Traditional retailers need to consider how they will compete against Amazon's growing logistics network, says Morgan Stanley analyst.

Schenker - Amazon

Ravi Shanker, executive director at Morgan Stanley, came to the Retail Industry Leaders Association (RILA) LINK2020 supply chain conference to warn attendees about Amazon.

"Now before you say, 'Ravi, welcome to 1995,' let me clarify," quipped Shanker. "I am not talking about the e-commerce threat, I am talking about the logistics threat."


Since 2015, Amazon has been very thoughtfully building out an end-to-end logistics network, focusing on densely populated urban ZIP codes while using partners such as the U.S. Postal Service to handle delivery in rural areas.

According to Shanker, in 2019 Amazon moved half of its packages—2.5 billion boxes—in house. "[Amazon Logistics] will be larger than all FedEx by this year and UPS by 2022," he predicted.

Furthermore, according to Shanker, Amazon was able to accomplish this feat using a fleet a fraction of the size of the other companies'. Nor has the company finished investing in logistics.
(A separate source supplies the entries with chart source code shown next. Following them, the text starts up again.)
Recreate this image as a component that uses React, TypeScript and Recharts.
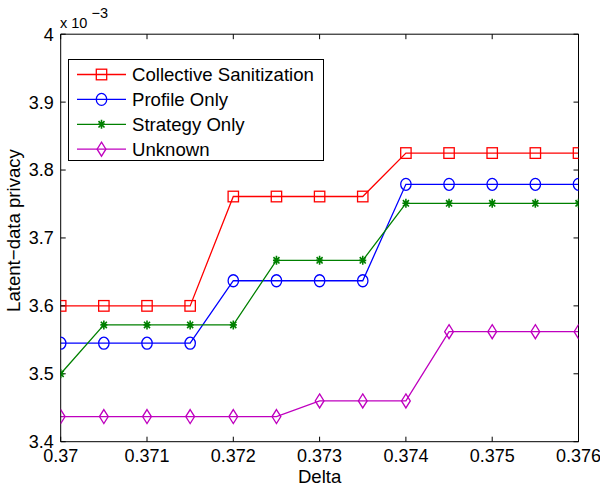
import React from "react";
import { LineChart, Line, XAxis, YAxis, Legend } from "recharts";

const deltas = [
  0.37, 0.3705, 0.371, 0.3715, 0.372, 0.3725, 0.373, 0.3735, 0.374, 0.3745,
  0.375, 0.3755, 0.376,
];

// privacy values, in units of 1e-3
const collective = [
  3.6, 3.6, 3.6, 3.6, 3.761, 3.761, 3.761, 3.761, 3.825, 3.825, 3.825, 3.825,
  3.825,
];
const profileOnly = [
  3.545, 3.545, 3.545, 3.545, 3.637, 3.637, 3.637, 3.637, 3.779, 3.779, 3.779,
  3.779, 3.779,
];
const strategyOnly = [
  3.5, 3.572, 3.572, 3.572, 3.572, 3.667, 3.667, 3.667, 3.751, 3.751, 3.751,
  3.751, 3.751,
];
const unknown = [
  3.437, 3.437, 3.437, 3.437, 3.437, 3.437, 3.46, 3.46, 3.46, 3.562, 3.562,
  3.562, 3.562,
];

const xTicks = [0.37, 0.371, 0.372, 0.373, 0.374, 0.375, 0.376];
const yTicks = [3.4, 3.5, 3.6, 3.7, 3.8, 3.9, 4];

const data = deltas.map((d, i) => ({
  delta: d,
  collective: collective[i],
  profile: profileOnly[i],
  strategy: strategyOnly[i],
  unknown: unknown[i],
}));

const FONT = "'Liberation Sans', Arial, Helvetica, sans-serif";
const RED = "#ff0000";
const BLUE = "#0000ff";
const GREEN = "#008000";
const MAGENTA = "#bf00bf";

type Mark = "square" | "circle" | "star" | "diamond";

const series: { key: string; name: string; color: string; mark: Mark }[] = [
  { key: "collective", name: "Collective Sanitization", color: RED, mark: "square" },
  { key: "profile", name: "Profile Only", color: BLUE, mark: "circle" },
  { key: "strategy", name: "Strategy Only", color: GREEN, mark: "star" },
  { key: "unknown", name: "Unknown", color: MAGENTA, mark: "diamond" },
];

const marker = (mark: Mark, cx: number, cy: number, color: string, key?: string) => {
  const common = { fill: "none", stroke: color, strokeWidth: 1.3 };
  if (mark === "square")
    return <rect key={key} x={cx - 5.2} y={cy - 5.3} width={10.4} height={10.6} {...common} />;
  if (mark === "circle")
    return <ellipse key={key} cx={cx} cy={cy} rx={5.2} ry={6} {...common} />;
  if (mark === "diamond")
    return (
      <path
        key={key}
        d={`M${cx},${cy - 7} L${cx + 4.4},${cy} L${cx},${cy + 7} L${cx - 4.4},${cy} Z`}
        {...common}
      />
    );
  return (
    <path
      key={key}
      d={`M${cx},${cy - 4.5} L${cx},${cy + 4.5} M${cx - 3.5},${cy} L${cx + 3.5},${cy} M${cx - 3},${cy - 3.2} L${cx + 3},${cy + 3.2} M${cx - 3},${cy + 3.2} L${cx + 3},${cy - 3.2}`}
      stroke={color}
      strokeWidth={1.6}
      fill="none"
    />
  );
};

const fmtX = (v: number) => String(Number(v.toFixed(4)));
const fmtY = (v: number) => String(Number(v.toFixed(1)));

const renderLegend = () => (
  <svg width={256} height={102} style={{ display: "block", fontFamily: FONT }}>
    <rect x={0.5} y={0.5} width={255} height={101} fill="#fff" stroke="#000" strokeWidth={1} />
    {series.map((s, i) => {
      const y = 15.5 + i * 24.9;
      return (
        <g key={s.key}>
          <line x1={9} x2={58} y1={y} y2={y} stroke={s.color} strokeWidth={1.3} />
          {marker(s.mark, 33.5, y, s.color)}
          <text x={64} y={y + 6.5} fontSize={18.6} fill="#000">
            {s.name}
          </text>
        </g>
      );
    })}
  </svg>
);

const renderYLabel = () => (
  <g fontFamily={FONT} fill="#000">
    <text
      transform="translate(19.5,230.5) rotate(-90)"
      textAnchor="middle"
      fontSize={18.6}
      fill="#000"
    >
      Latent−data privacy
    </text>
    <text x={60} y={27.7} fontSize={14.5} fill="#000">
      x 10
    </text>
    <text x={91.5} y={18.3} fontSize={14.5} fill="#000">
      −3
    </text>
  </g>
);

export default function App() {
  return (
    <div style={{ position: "absolute", left: 0, top: 0, background: "#fff" }}>
      <LineChart
        width={600}
        height={487}
        data={data}
        margin={{ top: 33.2, right: 20.5, bottom: 1.3, left: 0 }}
        style={{ fontFamily: FONT }}
      >
        <XAxis
          dataKey="delta"
          type="number"
          domain={[0.37, 0.376]}
          ticks={xTicks}
          interval={0}
          allowDataOverflow
          tickFormatter={fmtX}
          height={44}
          tickSize={-5}
          tickMargin={13}
          stroke="#000"
          tick={{ fill: "#000", fontSize: 18 }}
          label={{ value: "Delta", position: "insideBottom", offset: 3, fill: "#000", fontSize: 18.6 }}
        />
        <XAxis
          xAxisId="top"
          orientation="top"
          dataKey="delta"
          type="number"
          domain={[0.37, 0.376]}
          ticks={xTicks}
          interval={0}
          allowDataOverflow
          tickFormatter={() => ""}
          height={1}
          tickSize={-5}
          stroke="#000"
        />
        <YAxis
          type="number"
          domain={[3.4, 4]}
          ticks={yTicks}
          interval={0}
          allowDataOverflow
          tickFormatter={fmtY}
          width={60.7}
          tickSize={-5}
          tickMargin={12}
          stroke="#000"
          tick={{ fill: "#000", fontSize: 18 }}
          label={{ content: renderYLabel }}
        />
        <YAxis
          yAxisId="right"
          orientation="right"
          type="number"
          domain={[3.4, 4]}
          ticks={yTicks}
          interval={0}
          allowDataOverflow
          tickFormatter={() => ""}
          width={1}
          tickSize={-5}
          stroke="#000"
        />
        {series.map((s) => (
          <Line
            key={s.key}
            type="linear"
            dataKey={s.key}
            name={s.name}
            stroke={s.color}
            strokeWidth={1.3}
            isAnimationActive={false}
            dot={(p: any) => marker(s.mark, p.cx, p.cy, s.color, `${s.key}-${p.index}`)}
            activeDot={false}
          />
        ))}
        <Legend
          layout="vertical"
          align="center"
          verticalAlign="middle"
          content={renderLegend}
          wrapperStyle={{ left: 68, top: 59, width: 256, height: 102 }}
        />
      </LineChart>
    </div>
  );
}
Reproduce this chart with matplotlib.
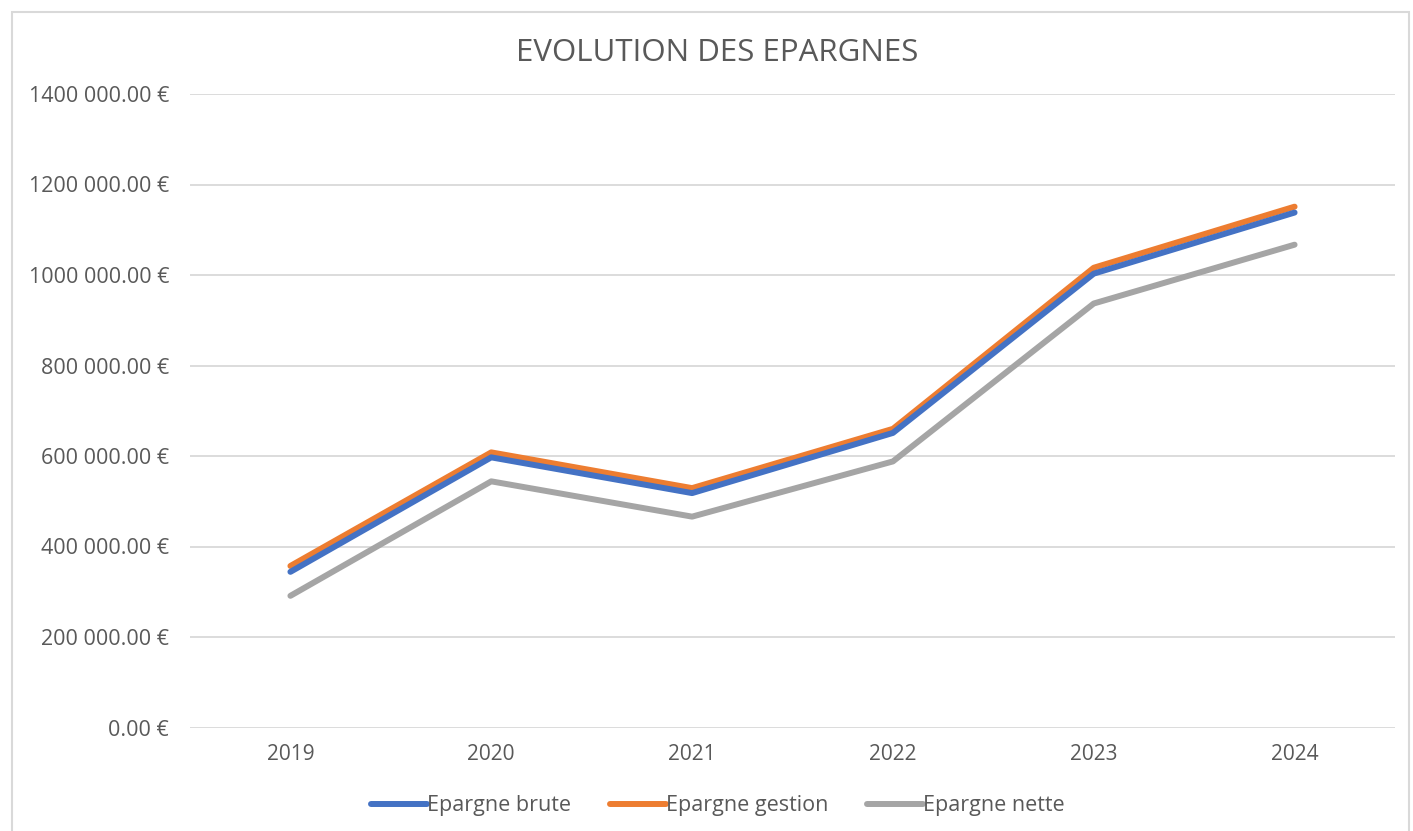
import matplotlib
matplotlib.use("Agg")
import matplotlib.pyplot as plt
from matplotlib.patches import Rectangle

# values
years = ["2019", "2020", "2021", "2022", "2023", "2024"]
epargne_brute = [344000, 597000, 518000, 651000, 1003000, 1138000]
epargne_gestion = [357000, 608000, 529000, 660000, 1016000, 1151000]
epargne_nette = [291000, 544000, 466000, 588000, 937000, 1067000]

ytick_values = [0, 200000, 400000, 600000, 800000, 1000000, 1200000, 1400000]
ytick_labels = ["0.00 €", "200 000.00 €", "400 000.00 €", "600 000.00 €",
                "800 000.00 €", "1000 000.00 €", "1200 000.00 €", "1400 000.00 €"]

plt.rcParams['font.family'] = ['Open Sans', 'DejaVu Sans']
text_grey = '#595959'

fig = plt.figure(figsize=(14.13, 8.31), dpi=100)
ax = fig.add_axes([190 / 1413, 1 - 727.5 / 831, 1205 / 1413, 633.5 / 831])

x = range(len(years))
ax.plot(x, epargne_brute, color='#4472C4', lw=4.3, solid_capstyle='round', label='Epargne brute', zorder=3)
ax.plot(x, epargne_gestion, color='#ED7D31', lw=4.3, solid_capstyle='round', label='Epargne gestion', zorder=2)
ax.plot(x, epargne_nette, color='#A5A5A5', lw=4.3, solid_capstyle='round', label='Epargne nette', zorder=2)

ax.set_xlim(-0.5, len(years) - 0.5)
ax.set_ylim(0, 1400000)
ax.set_xticks(list(x))
ax.set_xticklabels(years)
ax.set_yticks(ytick_values)
ax.set_yticklabels(ytick_labels)
ax.grid(axis='y', color='#D9D9D9', lw=1.3)
ax.set_axisbelow(True)
for s in ['top', 'right', 'left', 'bottom']:
    ax.spines[s].set_visible(False)
ax.tick_params(axis='y', length=0, labelsize=15.5, labelcolor=text_grey, pad=15)
ax.tick_params(axis='x', length=0, labelsize=15, labelcolor=text_grey, pad=12)

fig.text(717 / 1413, 1 - 53 / 831, "EVOLUTION DES EPARGNES", ha='center', va='center',
         fontsize=22.5, color=text_grey)

leg = fig.legend(loc='center', bbox_to_anchor=(718 / 1413, 1 - 806 / 831), ncol=3,
                 frameon=False, fontsize=15.5, handlelength=2.6, handletextpad=0.0,
                 columnspacing=1.8)
for t in leg.get_texts():
    t.set_color(text_grey)

# chart area border
fig.patches.append(Rectangle((12 / 1413, -0.01), 1397 / 1413, 1 - 12 / 831 + 0.01,
                             transform=fig.transFigure, fill=False,
                             edgecolor='#D9D9D9', lw=1.5))

fig.savefig("out.png", dpi=100)
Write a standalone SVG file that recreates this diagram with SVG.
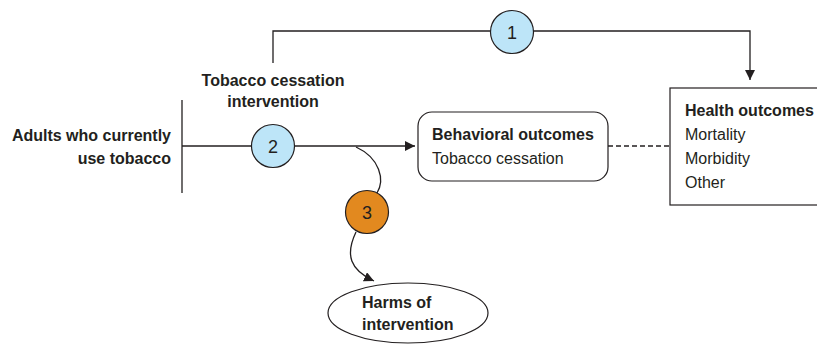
<svg xmlns="http://www.w3.org/2000/svg" width="817" height="344" viewBox="0 0 817 344">
<defs>
<style>
.ln{fill:none;stroke:#231f20;stroke-width:1.3}
.t{font-family:"Liberation Sans",Arial,sans-serif;font-size:16px;fill:#231f20}
.b{font-weight:bold}
.num{font-family:"Liberation Sans",Arial,sans-serif;font-size:18px;fill:#231f20;text-anchor:middle}
.blue{fill:#bde5f8;stroke:#231f20;stroke-width:1.2}
.orange{fill:#e2891f;stroke:#231f20;stroke-width:1.2}
.box{fill:#fff;stroke:#231f20;stroke-width:1.2}
</style>
<marker id="arr" viewBox="0 0 10 10" refX="10" refY="5" markerWidth="10" markerHeight="10" markerUnits="userSpaceOnUse" orient="auto">
<path d="M0,0 L10,5 L0,10 Z" fill="#231f20"/>
</marker>
</defs>
<rect width="817" height="344" fill="#fff"/>
<g id="connectors">
<path class="ln" d="M273,63 V31 H750 V80" marker-end="url(#arr)"/>
<path class="ln" d="M182,146 H415" marker-end="url(#arr)"/>
<path class="ln" d="M608,146 H670" stroke-dasharray="5,3"/>
<path class="ln" d="M356,147 C380,158 385,180 377,193"/>
<path class="ln" d="M356,232 C345,255 350,270 374,281" marker-end="url(#arr)"/>
</g>
<g id="population">
<line class="ln" x1="182" y1="100" x2="182" y2="193"/>
<text class="t b" text-anchor="end" x="171" y="141">Adults who currently</text>
<text class="t b" text-anchor="end" x="171" y="164">use tobacco</text>
</g>
<g id="intervention">
<text class="t b" text-anchor="middle" x="273" y="86">Tobacco cessation</text>
<text class="t b" text-anchor="middle" x="273" y="107">intervention</text>
</g>
<g id="kq1">
<circle class="blue" cx="512" cy="32" r="21.5"/>
<text class="num" x="512" y="38.5">1</text>
</g>
<g id="kq2">
<circle class="blue" cx="273" cy="146" r="21.5"/>
<text class="num" x="273" y="152.5">2</text>
</g>
<g id="kq3">
<circle class="orange" cx="367" cy="212" r="21.5"/>
<text class="num" x="367" y="218.5">3</text>
</g>
<g id="behavioral">
<rect class="box" x="418" y="112" width="190" height="69" rx="14"/>
<text class="t b" x="432" y="140">Behavioral outcomes</text>
<text class="t" x="432" y="164">Tobacco cessation</text>
</g>
<g id="health">
<rect class="box" x="670" y="88" width="160" height="117"/>
<text class="t b" x="685" y="116">Health outcomes</text>
<text class="t" x="685" y="140">Mortality</text>
<text class="t" x="685" y="164">Morbidity</text>
<text class="t" x="685" y="188">Other</text>
</g>
<g id="harms">
<ellipse class="box" cx="408" cy="313" rx="80" ry="30"/>
<text class="t b" x="362" y="308">Harms of</text>
<text class="t b" x="362" y="330">intervention</text>
</g>
</svg>
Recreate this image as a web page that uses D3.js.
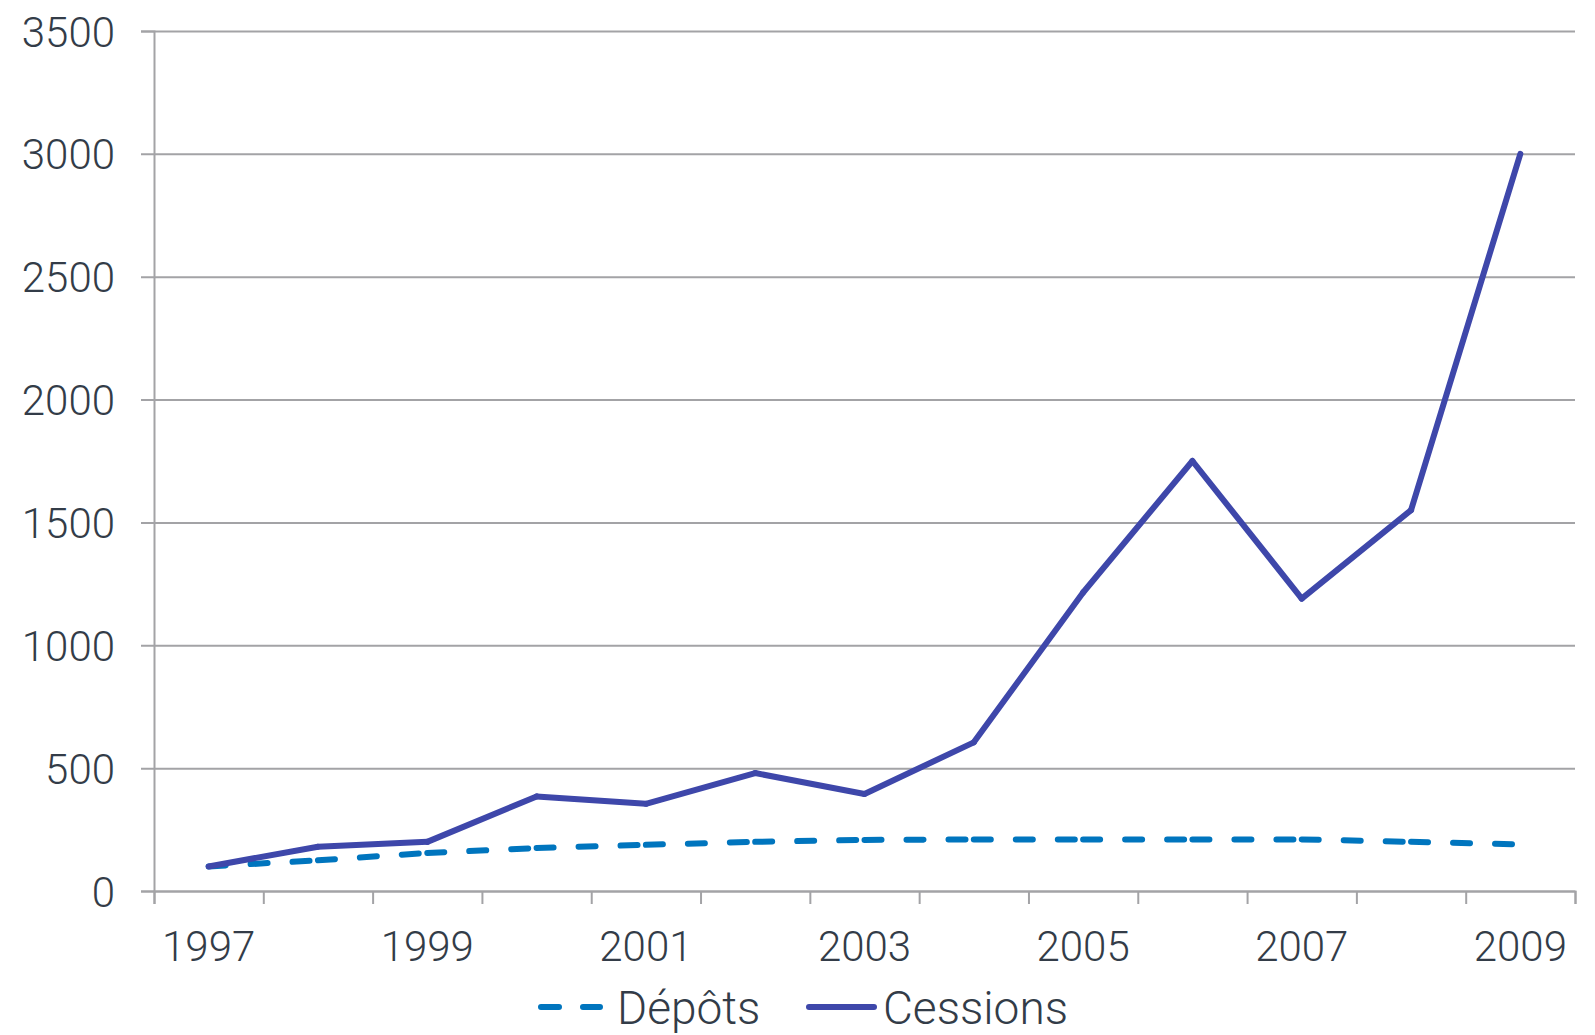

Shanker says Amazon plans to quadruple the size of its fleet in the next two to three years. With this type of scale, Shanker predicts that Amazon will be able to provide one-day delivery anywhere in the U.S. for under $5 per box.

Shanker believes that one of the reasons Amazon is building out this vast logistics network is that it plans to take a page from Amazon Web Services' playbook and provide logistics services.

"How are you going to compete on a cost basis?" Shanker asked attendees. "The last thing  you want to do is pay Amazon to use unused space on their truck."